Von Petra Schneider, Lenggries

Angesichts knapper Flächen und hoher Grundstückspreise wird es immer schwieriger, Wohneigentum zu erwerben. Vor allem junge Familien haben Probleme, sich auf dem freien Markt ein Baugrundstück zu kaufen. In Lenggries stehen rund 20 Bewerber auf der Warteliste, die Quadratmeterpreise liegen bei 600 bis 800 Euro. Die Gemeinde setzt deshalb auf drei Varianten: So sollen Grundstücksflächen von der Kommune angekauft und im Erbbaurecht vergeben werden, um eine langfristige Bindung zu sichern. Auch die Übertragung von Wohneigentum zwischen Alt und Jung will man fördern: Junge Familien, die ältere Eigenheimbesitzer im Alltag unterstützen, könnten im Gegenzug Vereinbarungen über die "Zukunft des Grundstücks treffen", wie Bürgermeister Werner Weindl (CSU) kürzlich im Gemeinderat sagte. Die Kommune würde hierbei als "Vermittlungsstelle" fungieren. Als dritte Möglichkeit sieht man in Lenggries Verdichtung und Aufstockung, auch bestehende Bebauungspläne könnten diesbezüglich geändert werden.

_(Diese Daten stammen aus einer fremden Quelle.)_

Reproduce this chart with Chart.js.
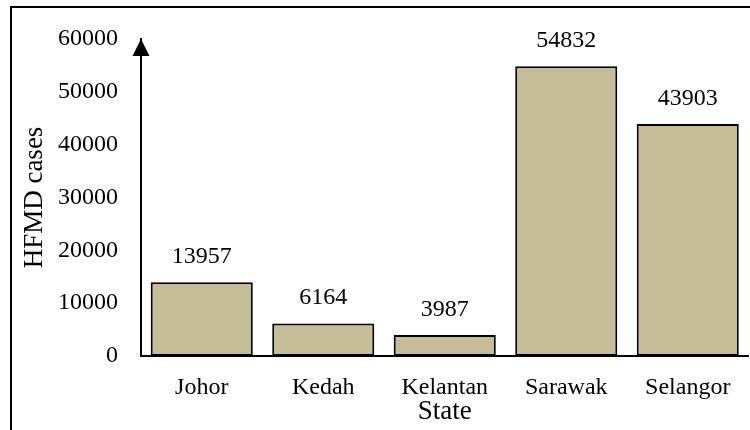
<!DOCTYPE html>
<html>
<head>
<meta charset="utf-8">
<script src="https://cdn.jsdelivr.net/npm/chart.js@4"></script>
<style>
  html, body { margin: 0; padding: 0; background: #fff; }
  #wrap { width: 750px; height: 430px; }
</style>
</head>
<body>
<div id="wrap"><canvas id="chart" width="750" height="430"></canvas></div>
<script>
const states = ['Johor', 'Kedah', 'Kelantan', 'Sarawak', 'Selangor'];
const cases = [13957, 6164, 3987, 54832, 43903];
const yTicks = [0, 10000, 20000, 30000, 40000, 50000, 60000];

const serif = 'Liberation Serif, Times New Roman, serif';

// frame, axis arrow and value labels
const extras = {
  id: 'extras',
  afterDraw(chart) {
    const ctx = chart.ctx;
    const area = chart.chartArea;
    ctx.save();
    ctx.strokeStyle = '#000';
    ctx.lineWidth = 2;
    ctx.strokeRect(11, 7, 800, 500);

    const x = chart.scales.y.left + chart.scales.y.width;
    ctx.fillStyle = '#000';
    ctx.beginPath();
    ctx.moveTo(x, area.top);
    ctx.lineTo(x - 8.5, area.top + 17);
    ctx.lineTo(x + 8.5, area.top + 17);
    ctx.closePath();
    ctx.fill();

    ctx.font = '24px ' + serif;
    ctx.textAlign = 'center';
    ctx.textBaseline = 'alphabetic';
    const meta = chart.getDatasetMeta(0);
    meta.data.forEach((bar, i) => {
      ctx.fillText(String(cases[i]), bar.x, bar.y - 19);
    });
    ctx.restore();
  }
};

new Chart(document.getElementById('chart'), {
  type: 'bar',
  data: {
    labels: states,
    datasets: [{
      data: cases,
      backgroundColor: '#C4BD97',
      borderColor: '#000',
      borderWidth: 2,
      borderSkipped: false,
      categoryPercentage: 1,
      barPercentage: 0.84
    }]
  },
  options: {
    responsive: false,
    animation: false,
    layout: { padding: { left: 0, top: 39, right: 1.5, bottom: 0 } },
    plugins: { legend: { display: false }, tooltip: { enabled: false } },
    scales: {
      x: {
        afterFit(s) { s.height = 74; },
        grid: { display: false, drawTicks: false },
        border: { display: true, color: '#000', width: 2 },
        ticks: { color: '#000', padding: 17, font: { family: serif, size: 24 } },
        title: {
          display: true, text: 'State', color: '#000',
          padding: { top: 0, bottom: 2 },
          font: { family: serif, size: 27, lineHeight: 1.2 }
        }
      },
      y: {
        min: 0,
        max: 60000,
        afterFit(s) { s.width = 141; },
        afterBuildTicks(s) { s.ticks = yTicks.map(v => ({ value: v })); },
        grid: { display: false, drawTicks: false },
        border: { display: true, color: '#000', width: 2 },
        ticks: {
          color: '#000', padding: 23, font: { family: serif, size: 24 },
          callback: v => String(v)
        },
        title: {
          display: true, text: 'HFMD cases', color: '#000',
          padding: { top: 19, bottom: 0 },
          font: { family: serif, size: 27, lineHeight: 1.2 }
        }
      }
    }
  },
  plugins: [extras]
});
</script>
</body>
</html>
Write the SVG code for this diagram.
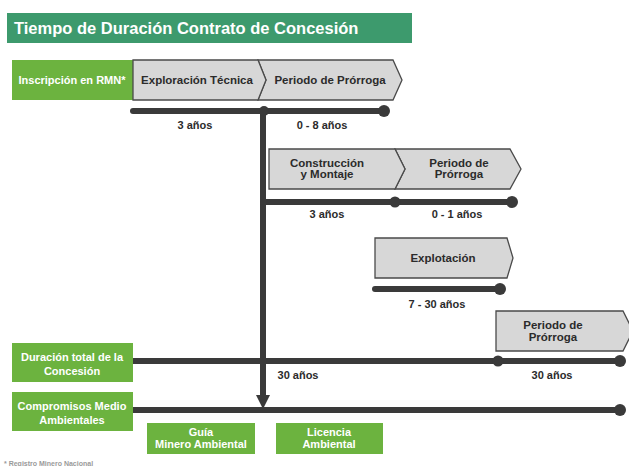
<svg xmlns="http://www.w3.org/2000/svg" width="629" height="466" viewBox="0 0 629 466">
<defs>
<style>
.t{font-family:"Liberation Sans",Arial,sans-serif;font-weight:bold;}
.lbl{font-size:11px;fill:#2b2b2b;text-anchor:middle;}
.gl{font-size:11.5px;}
.wt{font-size:11px;fill:#ffffff;text-anchor:middle;}
.grey{fill:#d7d7d7;stroke:#4a4a4a;stroke-width:1.3;stroke-linejoin:miter;}
.green{fill:#6cb33f;}
.line{stroke:#3a3a3a;stroke-width:6;stroke-linecap:round;fill:none;}
.dot{fill:#3a3a3a;}
</style>
</defs>
<rect width="629" height="466" fill="#ffffff"/>

<g id="title">
<rect x="7" y="13" width="405" height="30" fill="#3d9a6d"/>
<text class="t" x="14" y="34" font-size="16.5" fill="#ffffff">Tiempo de Duración Contrato de Concesión</text>
</g>

<g id="connectors">
<line class="line" x1="133" y1="111" x2="384" y2="111"/>
<line x1="263" y1="111" x2="263" y2="396" stroke="#3a3a3a" stroke-width="6"/>
<path d="M256,395 L270,395 L263,409 Z" fill="#3a3a3a"/>
<line class="line" x1="263" y1="202" x2="512" y2="202" stroke-linecap="butt"/>
<line class="line" x1="375" y1="289" x2="500" y2="289"/>
<line x1="133" y1="361" x2="620" y2="361" stroke="#3a3a3a" stroke-width="6"/>
<line x1="133" y1="410" x2="620" y2="410" stroke="#3a3a3a" stroke-width="6"/>
<circle class="dot" cx="264" cy="111" r="5"/>
<circle class="dot" cx="384" cy="111" r="6"/>
<circle class="dot" cx="395" cy="202" r="5.5"/>
<circle class="dot" cx="512" cy="202" r="6"/>
<circle class="dot" cx="500" cy="289" r="6"/>
<circle class="dot" cx="498" cy="361" r="5.5"/>
<circle class="dot" cx="620" cy="361" r="6"/>
<circle class="dot" cx="620" cy="410" r="6"/>
<text class="t lbl" x="195" y="129">3 años</text>
<text class="t lbl" x="322" y="129">0 - 8 años</text>
<text class="t lbl" x="327" y="218">3 años</text>
<text class="t lbl" x="457" y="218">0 - 1 años</text>
<text class="t lbl" x="437" y="308">7 - 30 años</text>
<text class="t lbl" x="298" y="379">30 años</text>
<text class="t lbl" x="552" y="379">30 años</text>
</g>

<g id="inscripcion">
<rect class="green" x="12" y="60" width="121" height="40"/>
<text class="t wt" x="72" y="84" font-size="10.8">Inscripción en RMN*</text>
</g>

<g id="prorroga1">
<polygon class="grey" points="258,60 393,60 402,80 393,100 258,100 266,80"/>
<text class="t lbl gl" x="330" y="84">Periodo de Prórroga</text>
</g>
<g id="exploracion">
<polygon class="grey" points="133,60 258,60 266,80 258,100 133,100"/>
<text class="t lbl gl" x="197" y="84">Exploración Técnica</text>
</g>

<g id="prorroga2">
<polygon class="grey" points="395,149 510,149 521,169 510,189 395,189 405,169"/>
<text class="t lbl gl" x="459" y="167">Periodo de</text>
<text class="t lbl gl" x="459" y="178">Prórroga</text>
</g>
<g id="construccion">
<polygon class="grey" points="269,149 395,149 405,169 395,189 269,189"/>
<text class="t lbl gl" x="327" y="167">Construcción</text>
<text class="t lbl gl" x="327" y="178">y Montaje</text>
</g>

<g id="explotacion">
<polygon class="grey" points="375,238 507,238 513,258 507,278 375,278"/>
<text class="t lbl gl" x="443" y="262">Explotación</text>
</g>

<g id="prorroga3">
<polygon class="grey" points="496,311 623,311 633,331 623,351 496,351"/>
<text class="t lbl gl" x="553" y="329">Periodo de</text>
<text class="t lbl gl" x="553" y="341">Prórroga</text>
</g>

<g id="duracion">
<rect class="green" x="12" y="343" width="121" height="39"/>
<text class="t wt" x="72" y="361">Duración total de la</text>
<text class="t wt" x="72" y="375">Concesión</text>
</g>

<g id="compromisos">
<rect class="green" x="12" y="392" width="121" height="39"/>
<text class="t wt" x="72" y="410">Compromisos Medio</text>
<text class="t wt" x="72" y="424">Ambientales</text>
</g>

<g id="guia">
<rect class="green" x="147" y="423" width="108" height="31"/>
<text class="t wt" x="201" y="436" font-size="10">Guía</text>
<text class="t wt" x="201" y="448" font-size="10">Minero Ambiental</text>
</g>

<g id="licencia">
<rect class="green" x="276" y="423" width="107" height="31"/>
<text class="t wt" x="329" y="436" font-size="10">Licencia</text>
<text class="t wt" x="329" y="448" font-size="10">Ambiental</text>
</g>

<text class="t" x="4" y="466" font-size="7" fill="#9a9a9a">* Registro Minero Nacional</text>
</svg>
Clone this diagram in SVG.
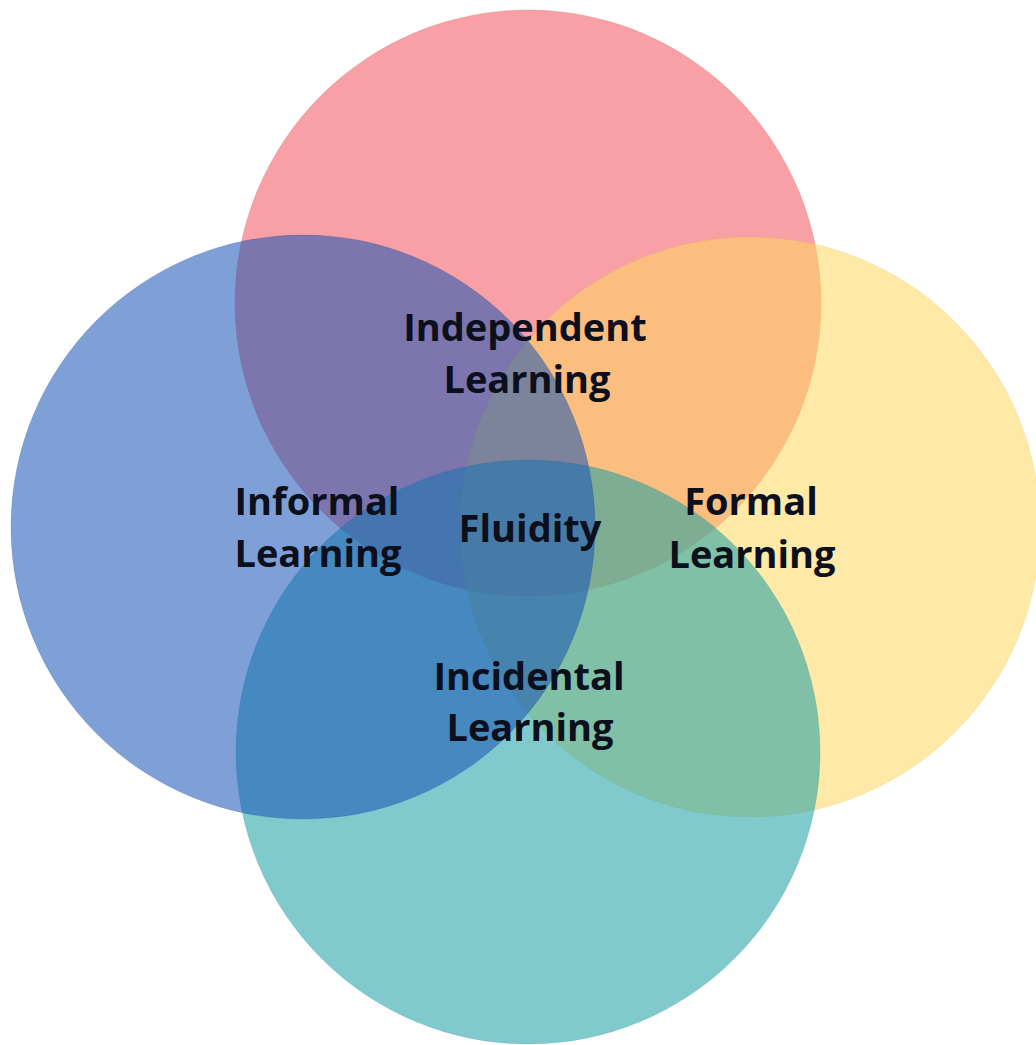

Um die Vergabe gemeindlicher Grundstücke transparent zu gestalten, wurde nun auch in Lenggries ein Kriterienkatalog erarbeitet, der vom Gemeinderat mit drei Gegenstimmen gebilligt wurde. Er entspreche den Vorschlägen des Bayerischen Gemeindetags und sei juristisch abgeklärt, sagte Bauamtsleiter Toni Bammer. Denn die früher üblichen Einheimischenmodelle zur Vergabe vergünstigten Baulands hatten zu juristischen Auseinandersetzungen geführt, weil sie gegen die Niederlassungs- und Kapitalverkehrsfreiheit innerhalb der EU verstießen. Nach jahrelangem Streit wurden im vorigen Jahr neue Leitlinien erlassen, die Fördermodelle europarechtlich weiterhin möglich machen. Die Ortsansässigkeit von Bewerbern darf demgemäß ein Kriterium sein, die Höchstpunktzahl ist laut EU-Vorgabe aber bereits bei einer Wohndauer von fünf Jahren erreicht - dies wurde im Kriterienkatalog der Gemeinde berücksichtigt.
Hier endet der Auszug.